Associate Professor, English
Supritha Rajan’s scholarship is situated at the intersection of literature, intellectual history, and philosophy, with an emphasis on the Romantic and Victorian literary periods. Her first book, A Tale of Two Capitalisms: Sacred Economics in Nineteenth-Century Britain, was awarded the 23rd annual Modern Language Association Prize for a First Book. The book reconsiders traditional understandings of capitalism by examining the shared disciplinary genealogies of nineteenth-century literature, anthropology, and political economy. Rajan is currently at work on a second scholarly book project, entitled Transparent Forms: Thinking, Feeling, and Doing in the Human and Natural Sciences. Transparent Forms draws on eighteenth and nineteenth-century literature, philosophy, and histories of science to investigate the formation of disciplinary-specific temperaments and the overlapping methodologies and cognitive/affective attitudes that operated across the human and natural sciences after the Enlightenment.

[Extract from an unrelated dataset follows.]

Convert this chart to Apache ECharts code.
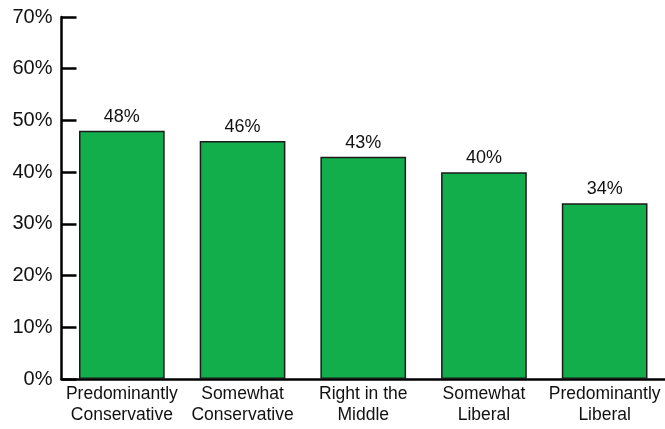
<!DOCTYPE html>
<html>
<head>
<meta charset="utf-8">
<script src="https://cdn.jsdelivr.net/npm/echarts@6/dist/echarts.min.js"></script>
<style>html,body{margin:0;padding:0;background:#fff;}#c{width:665px;height:429px;}</style>
</head>
<body>
<div id="c"></div>
<script>
const categories = ["Predominantly\nConservative", "Somewhat\nConservative", "Right in the\nMiddle", "Somewhat\nLiberal", "Predominantly\nLiberal"];
const values = [48, 46, 43, 40, 34];
const yTicks = [0, 10, 20, 30, 40, 50, 60, 70];

const chart = echarts.init(document.getElementById('c'), null, {renderer: 'canvas'});
chart.setOption({
  animation: false,
  backgroundColor: '#ffffff',
  grid: {left: 61.5, top: 17, width: 610, height: 362, containLabel: false},
  xAxis: {
    type: 'category',
    data: categories,
    axisLine: {lineStyle: {color: '#000', width: 2.5}},
    axisTick: {show: false},
    axisLabel: {color: '#111', fontFamily: 'Liberation Sans, Arial, sans-serif', fontSize: 17.5, lineHeight: 21, margin: 5, interval: 0}
  },
  yAxis: {
    type: 'value',
    min: yTicks[0],
    max: yTicks[yTicks.length - 1],
    interval: 10,
    splitLine: {show: false},
    axisLine: {show: true, lineStyle: {color: '#000', width: 2.5}},
    axisTick: {show: true, inside: true, length: 15, lineStyle: {color: '#000', width: 2.5}},
    axisLabel: {color: '#111', fontFamily: 'Liberation Sans, Arial, sans-serif', fontSize: 20, margin: 9, formatter: v => v + '%'}
  },
  series: [{
    type: 'bar',
    data: values,
    barWidth: '71%',
    itemStyle: {color: '#12AE4B', borderColor: '#1a1a1a', borderWidth: 1.5},
    label: {show: true, position: 'top', distance: 5, color: '#111', fontFamily: 'Liberation Sans, Arial, sans-serif', fontSize: 18, formatter: p => p.value + '%'}
  }]
});
</script>
</body>
</html>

Professor and Associate Dean , College of Liberal Arts
Rochester Institute of Technology
Michael Laver is a professor in the Department of History at the Rochester Institute of Technology where he teaches East Asian history as well as courses in the Honors Program. His research focuses primarily on the Dutch East India Company, and more broadly, early modern Japan. His most recent book is entitled The Dutch East India Company in Japan: Gift Giving and Diplomacy Bloomsbury, 2020). He is also the author of The Sakoku Edicts and the Politics of Tokugawa Legitimacy (Cambria Press, 2011) as well as numerous articles and book chapters. Michael served until recently as the associate dean for academic affairs in the College of Liberal Arts.